Murdock paused, as if he were listening to something. "Secondly, I was fairly certain you'd be followed, and you have been."
"Wait, what?" Reggie demanded, tensing as his head whipped around, looking for threats. He saw nothing but the tops of trees swaying gently in the warm breeze.
Murdock pulled the pistol belt off his shoulder and offered it to him. "I set up an early warning system two hundred meters out. They're just inside the perimeter, to the northeast." He motioned uphill from the clearing. "They probably landed their vehicle farther up the mountain around the other side. The good news is, this close to Tartarus and under the watchful eye of security satellites, they won't be able to use any sort of attack aircraft; and armed drones won't make it past my jammers."
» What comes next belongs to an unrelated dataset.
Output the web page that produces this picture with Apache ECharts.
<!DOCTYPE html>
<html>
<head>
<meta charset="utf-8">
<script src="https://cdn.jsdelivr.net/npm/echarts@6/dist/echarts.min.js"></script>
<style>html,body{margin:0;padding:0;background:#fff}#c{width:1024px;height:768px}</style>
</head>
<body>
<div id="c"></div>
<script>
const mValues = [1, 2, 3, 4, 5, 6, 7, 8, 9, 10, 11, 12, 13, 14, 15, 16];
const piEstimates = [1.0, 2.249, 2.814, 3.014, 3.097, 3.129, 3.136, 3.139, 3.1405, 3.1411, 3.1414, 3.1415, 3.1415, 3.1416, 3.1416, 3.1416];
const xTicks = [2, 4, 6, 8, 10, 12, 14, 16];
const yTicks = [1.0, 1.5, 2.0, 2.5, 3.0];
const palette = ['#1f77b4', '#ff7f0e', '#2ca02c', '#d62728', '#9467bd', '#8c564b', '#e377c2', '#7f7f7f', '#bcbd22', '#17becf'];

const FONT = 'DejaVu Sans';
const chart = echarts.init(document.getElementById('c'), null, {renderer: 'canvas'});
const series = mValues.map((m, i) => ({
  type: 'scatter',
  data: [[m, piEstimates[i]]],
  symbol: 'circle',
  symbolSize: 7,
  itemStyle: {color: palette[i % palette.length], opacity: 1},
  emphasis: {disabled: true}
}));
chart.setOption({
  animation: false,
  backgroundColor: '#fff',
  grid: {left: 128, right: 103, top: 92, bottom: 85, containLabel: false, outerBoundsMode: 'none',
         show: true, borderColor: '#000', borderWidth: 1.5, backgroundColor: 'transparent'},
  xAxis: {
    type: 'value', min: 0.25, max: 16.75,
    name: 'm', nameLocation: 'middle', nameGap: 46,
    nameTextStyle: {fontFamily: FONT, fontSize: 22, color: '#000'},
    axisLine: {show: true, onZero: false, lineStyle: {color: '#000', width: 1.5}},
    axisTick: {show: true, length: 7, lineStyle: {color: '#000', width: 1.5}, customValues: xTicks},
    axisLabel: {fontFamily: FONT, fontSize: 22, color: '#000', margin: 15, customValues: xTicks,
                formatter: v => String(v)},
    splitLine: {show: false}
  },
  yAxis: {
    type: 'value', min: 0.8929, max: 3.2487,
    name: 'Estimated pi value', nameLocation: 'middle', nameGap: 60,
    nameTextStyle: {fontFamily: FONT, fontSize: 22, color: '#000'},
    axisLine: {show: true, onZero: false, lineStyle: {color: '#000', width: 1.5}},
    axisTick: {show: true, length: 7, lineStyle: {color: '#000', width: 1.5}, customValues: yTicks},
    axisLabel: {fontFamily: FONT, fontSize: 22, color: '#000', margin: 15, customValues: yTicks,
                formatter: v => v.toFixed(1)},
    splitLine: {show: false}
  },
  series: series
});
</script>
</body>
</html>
"What's the bad news?" Reggie wanted to know, belting on the holster then yanking the pulse pistol out to check its load.
"There'll be no one coming to help us," Murdock warned, drawing his own weapon. Then he smiled, and again there was a touch of mania to it that Reggie didn't recall seeing before. "And I'd like you take one alive."
"Wonderful." Reggie pointed to the old munitions and control bunker, an aggregate blockhouse half-buried under the dirt. "You should shelter in there and look for targets of opportunity. I'll stay mobile."
"There are at least ten of them, Reginald," the General said, walking towards the partially-buried doorway. "Be efficient."
Reggie shook his head and ran toward the oncoming threat.
"Don't fucking call me Reginald," he said under his breath.